The CTE version collapses the same business logic into a single atomic statement, reducing transaction duration and sharply narrowing the contention window.
Set up a dedicated test database and schema. Do not mix benchmark workloads with other traffic.
CREATE DATABASE IF NOT EXISTS bankbench;
USE bankbench;
CREATE TABLE accounts (
id INT PRIMARY KEY,
balance DECIMAL(18,2) NOT NULL DEFAULT 0
);
CREATE TABLE transfers (
id UUID PRIMARY KEY DEFAULT gen_random_uuid(),
from_acct INT NOT NULL,
to_acct INT NOT NULL,
amount DECIMAL(18,2) NOT NULL,
created_at TIMESTAMPTZ NOT NULL DEFAULT now()
);Use multi-row UPSERT for efficient seeding. Single-row inserts distort setup cost.
INSERT INTO accounts (id, balance)
SELECT generate_series(1, 10000), 1000.00
ON CONFLICT (id) DO UPDATE SET balance = 1000.00;Execute with realistic concurrency (e.g., 64-128 workers) and a fixed duration or iteration count. Record throughput, retries, p50/p95/p99 latency, max latency, and failures.
For a fair benchmark, reset account balances between explicit and CTE runs so table size, index size, and account state remain comparable.
UPDATE accounts SET balance = 1000.00;Execute with the same concurrency, duration, and parameters as the explicit run.
Always compare these metrics side by side:
| Metric | What to Look For |
|---|---|
| Throughput (txn/s) | Higher is better; CTE typically sustains better under contention |
| Total retries | CTE often reduces to near-zero |
| p50 latency | Median transaction time |
| p95 latency | Tail latency under moderate contention |
| p99 latency | Worst-case tail; explicit model often shows spikes |
| Max latency | Outlier behavior |
| Failures | Non-retryable errors |
In a reported high-contention run comparing the two models:
| Metric | Explicit | CTE | Change |
|---|---|---|---|
| Throughput | 591.1 txn/s | 1,035.1 txn/s | +75.1% |
| Wall time | 216.5s | 123.7s | -42.9% |
| Average latency | 202.2 ms | 111.3 ms | -45.0% |
| Total retries | 2,270,977 | 0 | -100% |
Extended runs preserved the same directional result at higher total volume, with the explicit model continuing to accumulate retries and occasional failures while the CTE model stayed at zero retries and zero failures.

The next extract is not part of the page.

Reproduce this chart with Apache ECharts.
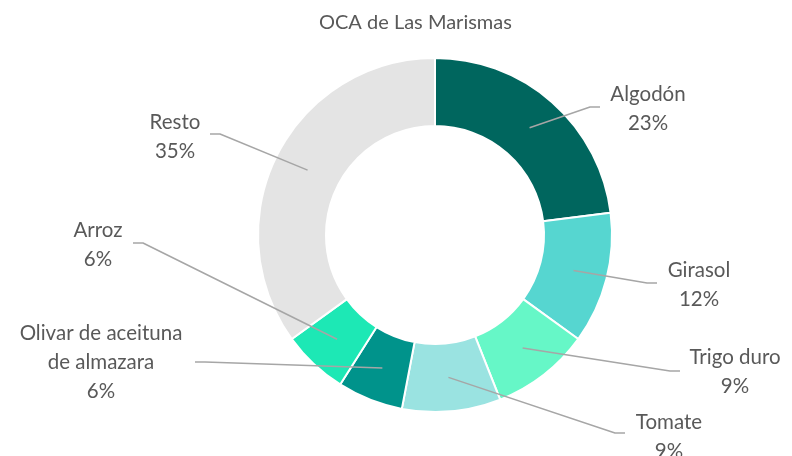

| Dimension | Explicit Multi-Statement | Single-Statement CTE |
|---|---|---|
| Round trips | Multiple client/server interactions | Single request |
| Transaction lifetime | Longer | Shorter |
| Client retry complexity | Higher | Lower |
| Atomic invariant enforcement | Spread across statements/app logic | Contained in SQL |
| Expected throughput | Lower under contention | Higher under contention |
| Client-visible retries | More likely | Often reduced |
--batch-size=1 when you want one business unit of work at a time for clean comparison"CTE always wins in every workload" — No. The claim is narrower: when the same business workflow can be expressed as a single atomic statement and the workload is contention-sensitive, collapsing the transaction shape can materially improve performance and stability.
"SQL Activity showing waiting means CTE failed" — Single-statement CTE execution does not eliminate contention. Statements can still wait on row conflicts, write intents, latches, or scheduling. The right comparison is overall throughput, tail latency, and retry profile.
"Single-statement means no contention" — A CTE can still wait under contention. The benefit is a narrower contention window, not the elimination of contention.